Wednesday’s discussion came nearly a week after the City Council approved Louis Longi’s 30-unit artist live-work project, which, although smaller in square footage, generated similar protests about mass and scale.

A city staff report states that the storage project is larger in scale than existing facilities along Laguna Canyon Road.

“It has the potential to degrade the existing visual character and quality of the site and its surroundings, especially as viewed from the publicly owned parcel immediately adjacent to the site,” the staff report says. “Reducing the size, scale and height of the project could help mitigate these impacts.”

The building, made of non-combustible materials, would be 36 feet tall and have a saw-tooth roof line.

Commissioner Norm Grossman said the property is zoned for development — light industrial — but suggested Simpson reduce the building’s size.

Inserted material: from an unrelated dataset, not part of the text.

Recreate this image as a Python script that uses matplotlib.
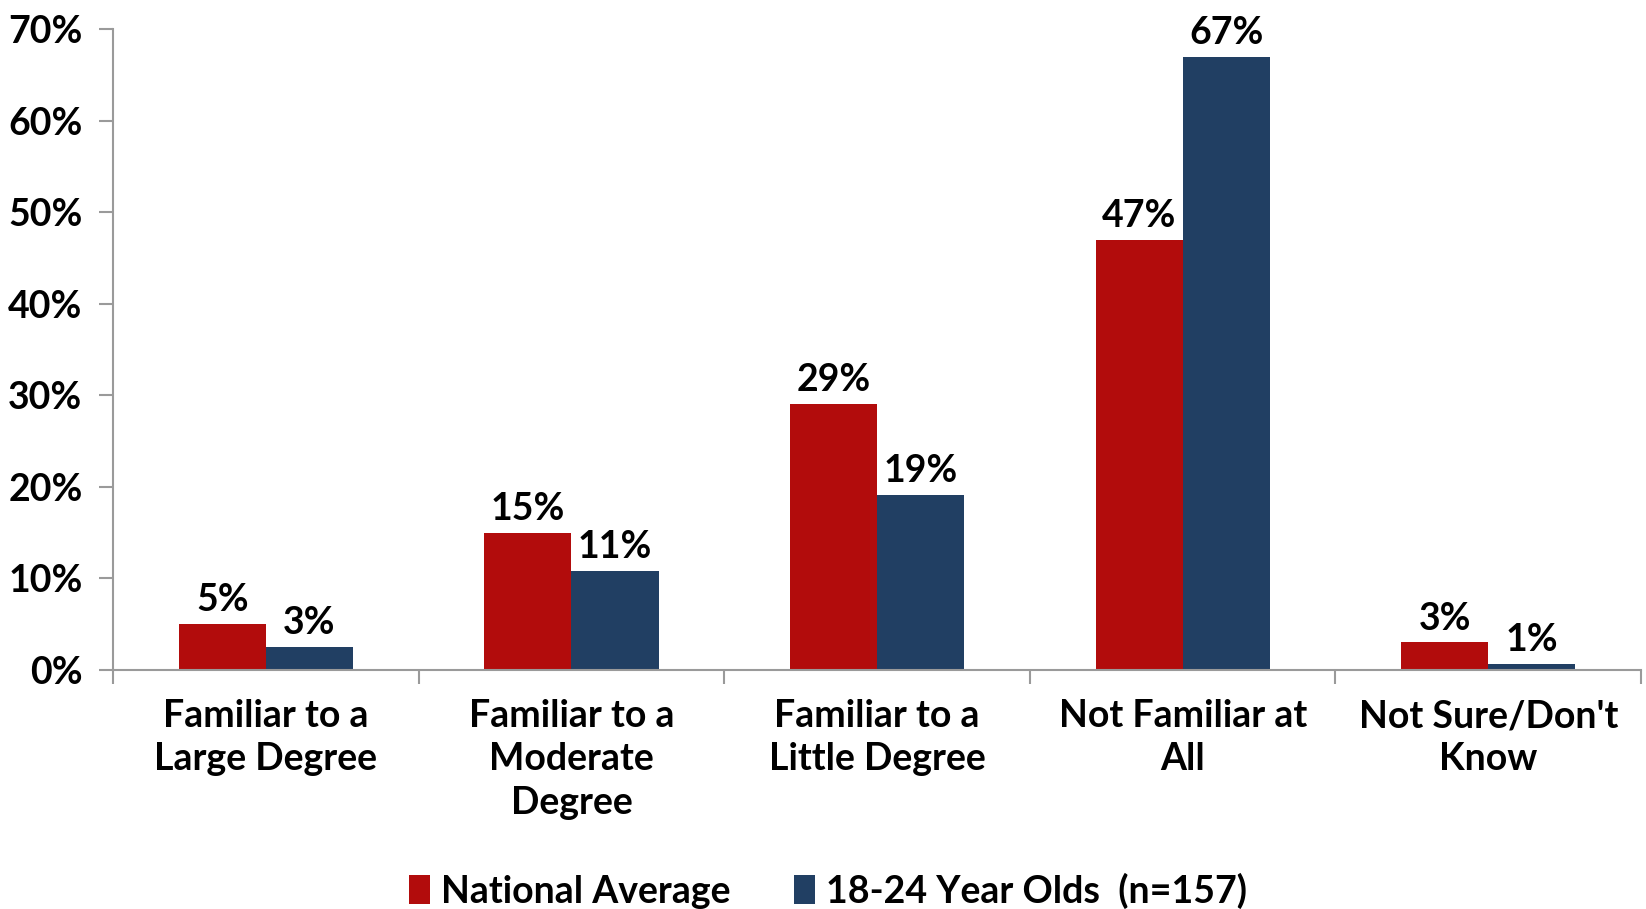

“The building is too big; it’s as simple as that,” Grossman said. “The building needs to fit in better. It has to look like it belongs. As it is now, it does not look like it belongs.”

Calling the project “too massive and boxy,” Commissioner Anne Johnson said the project is not zoned for or appropriate for the area.

“It’s a terribly unsafe site in terms of traffic entrance and egress,” she said. “We had a long discussion when LCAD went in there. I certainly agree the property owner has a right to develop property ... but this is not the project that I would approve for this particular zone.”

Simpson did not specify the price he spent for the land, saying it was between $1 million and $2 million.

Construction of the project is expected to cost $9 million to $10 million, he said.